Tak hanya itu, vidio itu pun tiba-tiba mengajak pikiran saya bernostalgia teringat masa kecil. Tiba-tiba saya jadi inget alm. Bapa, kebetulan SDN Cobas I, tempat
sekolah Nabilla merupakan tempat mengajar alm. bapak saya mengajar. Teringat
masa kecil, dimana saya sering ikut alm. Bapak naik motor bebek untuk mengajar di sekolah
itu. Masih kebayang, serpihan-serpihan memori susana lingkungan SDN Cibodas
waktu itu serta gaya alm. ketika mengajar anak-anak SD dengan menggunakan baju safari sebagia ciri khas gaya berpakaian guru-guru jaman dulu.
Sementara sebrang sekolah itu, dulu sering digunakan upacara 17 Agustus-an, di mana semua sekolah Se-Desa Pangauban berkumpul di sana. Mereka berjakan kaki dengan iringi pawai
dari masing-masing RW. Waktu itu kebetulan saya bersekolah di SDN Galanggang I tp saya sering ikut
alm. Teteh yg waktu itu kelas alm.

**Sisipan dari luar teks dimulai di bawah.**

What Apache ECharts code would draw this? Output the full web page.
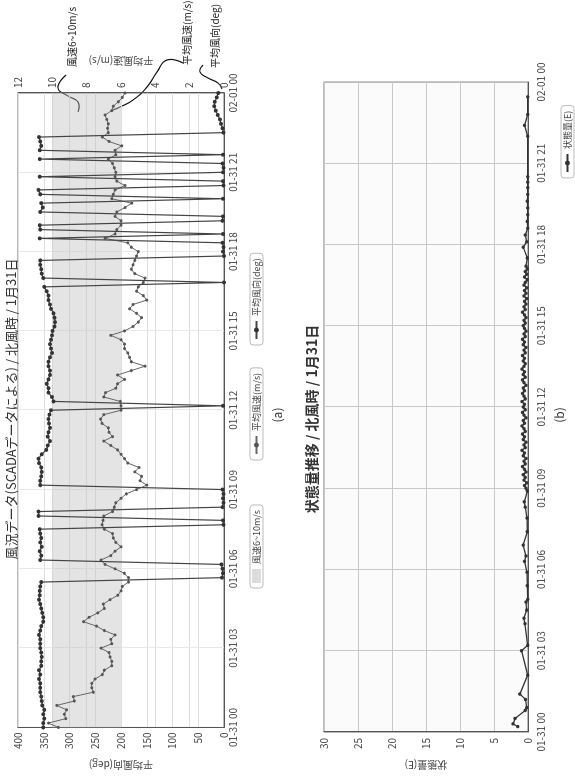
<!DOCTYPE html>
<html><head><meta charset="utf-8">
<script src="https://cdn.jsdelivr.net/npm/echarts/dist/echarts.min.js"></script>
<style>
html,body{margin:0;padding:0;background:#fff;width:575px;height:778px;overflow:hidden;}
#wrap{position:absolute;left:0;top:0;width:778px;height:575px;transform-origin:0 0;transform:translate(0,778px) rotate(-90deg);}
#chart{width:778px;height:575px;}
</style></head><body><div id="wrap"><div id="chart"></div></div>
<script>
// ---- data ----
const xTickLabels = ['01-31 00','01-31 03','01-31 06','01-31 09','01-31 12','01-31 15','01-31 18','01-31 21','02-01 00'];
const sampleMinutes = 10; // chart (a) sampled every 10 minutes from 01-31 00:00
const windSpeed = [
 9.65,10.23,9.22,9.30,9.17,9.75,8.72,8.78,7.61,7.71,7.71,7.51,7.09,6.97,6.54,6.54,6.64,6.70,7.17,6.54,
 6.60,6.35,6.97,7.42,8.19,7.86,7.36,6.97,7.03,6.64,6.19,6.00,5.92,5.57,5.57,5.81,6.35,6.93,7.17,
 6.6,6.35,6.0,6.3,6.45,6.5,6.97,7.1,7.05,7.0,6.5,6.4,6.3,6.0,5.7,5.1,4.5,4.9,4.8,5.2,4.95,5.6,5.8,6.0,6.2,6.6,7.0,6.5,6.7,6.75,7.1,7.2,7.0,6.0,6.0,6.05,
 7.0,6.9,6.3,6.2,5.8,6.2,5.4,4.6,5.4,5.5,5.6,5.8,5.8,6.0,6.6,5.8,5.3,5.0,4.8,5.1,5.5,5.3,4.5,4.7,5.1,5.0,4.7,4.6,5.2,5.4,5.3,5.2,5.1,5.0,5.4,
 5.6,6.93,6.35,6.25,6.0,6.0,6.35,6.25,5.77,5.38,6.54,6.45,6.35,5.77,6.25,6.35,6.3,6.4,6.5,6.74,6.3,6.35,5.96,6.7,7.09,6.74,6.78,6.74,6.83,6.93,6.54,6.45,6.16,5.92,5.77
];
const windDir = [
 351,351,349,351,349,353,354,355,357,357,357,359,357,359,355,355,354,355,357,357,357,359,357,355,351,351,353,355,357,359,358,358,357,355,
 4,2,3,5,
 357,355,358,354,357,355,357,358,
 1,2,
 360,360,
 3,1,2,1,3,
 357,357,355,354,355,359,360,354,345,342,338,342,341,338,340,341,339,336,
 2,
 331,334,341,341,344,341,338,338,341,341,338,334,336,338,336,334,333,329,328,329,331,336,338,341,341,344,349,
 0,
 351,354,355,357,357,
 0,2,1,3,
 358,
 2,
 357,358,
 3,2,
 357,352,355,
 2,
 357,360,
 1,2,
 358,
 2,1,3,
 358,
 2,
 358,355,357,359,
 1,3,6,8,12,16,19,18,14,11
];
const stateHours = [
 0.2,0.3,0.5,0.8,0.9,1.2,1.4,2.1,3.0,3.2,4.0,4.2,4.5,4.8,4.9,5.4,5.9,6.3,6.5,6.9,7.4,7.9,8.3,8.5,8.9,
 9.0,9.1,9.2,9.3,9.4,9.5,9.6,9.7,9.8,9.9,10.0,10.1,10.2,10.3,10.4,10.5,10.6,10.7,10.8,10.9,
 11.0,11.1,11.2,11.3,11.4,11.5,11.6,11.7,11.8,11.9,12.0,12.1,12.2,12.3,12.4,12.5,12.6,12.7,12.8,12.9,
 13.0,13.1,13.2,13.3,13.4,13.5,13.6,13.7,13.8,13.9,14.0,14.1,14.2,14.3,14.4,14.5,14.6,14.7,14.8,14.9,
 15.0,15.1,15.2,15.3,15.4,15.5,15.6,15.7,15.8,15.9,16.0,16.1,16.2,16.3,16.4,16.5,16.6,16.7,16.8,16.9,17.0,17.1,17.2,
 17.5,17.9,18.1,18.35,18.6,18.85,19.1,19.35,19.6,19.85,20.1,20.3,20.5,22.0,22.4,22.8,23.45
];
const stateE = [
 1.5,2.2,1.9,0.4,0.2,0.35,1.2,0.05,0.95,0.05,0.45,0.6,0.2,0.3,0.05,0.1,0.15,0.5,0.3,0.7,0.1,0.15,0.4,0.55,0.1,
 0.3,0.5,0.2,0.6,0.4,0.7,0.3,0.5,0.8,0.4,0.6,0.3,0.7,0.5,0.9,0.4,0.6,0.3,0.7,0.5,
 0.8,0.4,0.6,0.9,0.5,0.7,0.3,0.6,0.8,0.4,0.7,0.5,0.9,0.4,0.6,0.8,0.5,0.7,0.3,0.6,
 0.8,0.4,0.7,0.5,0.9,0.6,0.4,0.7,0.5,0.8,0.4,0.6,0.3,0.7,0.5,0.8,0.4,0.6,0.3,0.5,
 0.7,0.4,0.6,0.3,0.5,0.8,0.4,0.6,0.3,0.5,0.2,0.6,0.3,0.5,0.2,0.6,0.4,0.1,0.5,0.2,0.4,0.1,0.3,
 0.1,0.7,0.2,0.4,0.05,0.1,0.05,0.05,0.1,0.05,0.05,0.05,0.05,0.05,0.5,0.05,0.05
];

// ---- build ----
const hourOf = i => i * sampleMinutes / 60;
const speedData = windSpeed.map((v,i)=>[hourOf(i), v]);
const dirData = windDir.map((v,i)=>[hourOf(i), v]);
const stateData = stateHours.map((h,i)=>[h, stateE[i]]);

const FONT = '"Noto Sans CJK JP","Noto Sans",sans-serif';
const labelC = '#444';
const xAx = (g) => ({
  type:'value', gridIndex:g, min:0, max:24, interval:3,
  axisLine:{show:true, lineStyle:{color:'#555'}}, axisTick:{show:false},
  axisLabel:{color:labelC, fontSize:10, margin: g===0?4:8, formatter:v=>xTickLabels[Math.round(v/3)]},
  splitLine:{show:true, lineStyle:{color: g===0?'#e8e8e8':'#c8c8c8'}}
});

const chart = echarts.init(document.getElementById('chart'));
chart.setOption({
  animation:false,
  textStyle:{fontFamily:FONT},
  title:[
    {text:'風況データ(SCADAデータによる) / 北風時 / 1月31日', left:364, top:0, textAlign:'center', textStyle:{fontSize:13, fontWeight:'normal', color:'#333', fontFamily:FONT}},
    {text:'(a)', left:358, top:266, textAlign:'center', textStyle:{fontSize:12, fontWeight:'normal', color:'#333', fontFamily:FONT}},
    {text:'状態量推移 / 北風時 / 1月31日', left:354, top:300, textAlign:'center', textStyle:{fontSize:14, fontWeight:'bold', color:'#333', fontFamily:FONT}},
    {text:'(b)', left:358, top:548, textAlign:'center', textStyle:{fontSize:12, fontWeight:'normal', color:'#333', fontFamily:FONT}}
  ],
  grid:[
    {left:43, right:93, top:18, height:206, show:true, borderColor:'#777', borderWidth:1, backgroundColor:'#fff'},
    {left:41, right:82, top:324, height:204, show:true, borderColor:'#777', borderWidth:1, backgroundColor:'#fbfbfb'}
  ],
  xAxis:[xAx(0), xAx(1)],
  yAxis:[
    {type:'value', gridIndex:0, min:0, max:400, interval:50, name:'平均風向(deg)', nameLocation:'middle', nameGap:22, nameRotate:90,
     nameTextStyle:{color:labelC, fontSize:10},
     axisLine:{show:true, lineStyle:{color:'#555'}}, axisTick:{show:false},
     axisLabel:{color:labelC, fontSize:10, margin:5}, splitLine:{lineStyle:{color:'#dedede'}}},
    {type:'value', gridIndex:0, position:'right', min:0, max:12, interval:2, name:'平均風速(m/s)', nameLocation:'middle', nameGap:17, nameRotate:90,
     nameTextStyle:{color:labelC, fontSize:10},
     axisLine:{show:true, lineStyle:{color:'#555'}}, axisTick:{show:false},
     axisLabel:{color:labelC, fontSize:10, margin:5}, splitLine:{show:true, lineStyle:{color:'#dedede'}}},
    {type:'value', gridIndex:1, min:0, max:30, interval:5, name:'状態量(E)', nameLocation:'middle', nameGap:19, nameRotate:90,
     nameTextStyle:{color:labelC, fontSize:10},
     axisLine:{show:true, lineStyle:{color:'#555'}}, axisTick:{show:false},
     axisLabel:{color:labelC, fontSize:10, margin:6}, splitLine:{lineStyle:{color:'#c8c8c8'}}}
  ],
  legend:[
    {data:[{name:'風速6~10m/s', icon:'rect', itemStyle:{color:'#dcdcdc'}}], left:190, top:250, itemWidth:14, itemHeight:9, itemGap:4,
     borderColor:'#bbb', borderWidth:1, borderRadius:3, padding:[2,5], textStyle:{fontSize:9, color:labelC}},
    {data:['平均風速(m/s)'], left:318, top:250, itemWidth:18, itemHeight:6, borderColor:'#bbb', borderWidth:1, borderRadius:3, padding:[2,5], textStyle:{fontSize:9, color:labelC}},
    {data:['平均風向(deg)'], left:433, top:250, itemWidth:18, itemHeight:6, borderColor:'#bbb', borderWidth:1, borderRadius:3, padding:[2,5], textStyle:{fontSize:9, color:labelC}},
    {data:['状態量(E)'], left:600, top:561, itemWidth:18, itemHeight:6, borderColor:'#bbb', borderWidth:1, borderRadius:3, padding:[2,5], textStyle:{fontSize:9, color:labelC}}
  ],
  series:[
    {name:'風速6~10m/s', type:'line', xAxisIndex:0, yAxisIndex:1, data:[], itemStyle:{color:'#dcdcdc'}, lineStyle:{color:'#dcdcdc'}},
    {name:'平均風速(m/s)', type:'line', xAxisIndex:0, yAxisIndex:1, data:speedData,
     symbol:'circle', symbolSize:3, itemStyle:{color:'#555'}, lineStyle:{color:'#666', width:1}, z:3,
     markArea:{silent:true, itemStyle:{color:'rgba(190,190,190,0.42)'}, data:[[{yAxis:6},{yAxis:10}]]}},
    {name:'平均風向(deg)', type:'line', xAxisIndex:0, yAxisIndex:0, data:dirData,
     symbol:'circle', symbolSize:4, itemStyle:{color:'#333'}, lineStyle:{color:'#444', width:1.2}, z:4},
    {name:'状態量(E)', type:'line', xAxisIndex:1, yAxisIndex:2, data:stateData,
     symbol:'circle', symbolSize:3.5, itemStyle:{color:'#333'}, lineStyle:{color:'#333', width:1.3}}
  ],
  graphic:[
    {type:'text', left:711, top:67, style:{text:'風速6~10m/s', fontSize:10, fill:'#222', fontFamily:FONT}},
    {type:'polyline', shape:{points:[[703,66],[690,58],[682,68],[676,78],[666,78]], smooth:0.5}, style:{stroke:'#111', lineWidth:1.2, fill:null}},
    {type:'text', left:713, top:182, style:{text:'平均風速(m/s)', fontSize:10, fill:'#222', fontFamily:FONT}},
    {type:'polyline', shape:{points:[[715,183],[718,167],[706,157],[691,147],[678,133],[671,120],[668,113]], smooth:0.5}, style:{stroke:'#111', lineWidth:1.2, fill:null}},
    {type:'text', left:710, top:210, style:{text:'平均風向(deg)', fontSize:10, fill:'#222', fontFamily:FONT}},
    {type:'polyline', shape:{points:[[713,203],[706,200],[700,208],[695,218],[689,222]], smooth:0.5}, style:{stroke:'#111', lineWidth:1.2, fill:null}}
  ]
});
</script></body></html>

Kelas 6 dan diwajibkan ikut upacara. Namun
terakhir kali melewati lapangan itu, kini telah beralih fungsi menjadi
perumahan warga.
Bukan hanya itu saja, ketika mengulang-mengulang video tersebut semua aktivitas masa
kecil tiba-tiba teringat. Ini hanyalah sebagian dari indahnya mengenang masa kecil.
Alfatihah untuk Alm. Bapak dan Teteh. Dan semoga Nabilla menjadi anak yang sukses.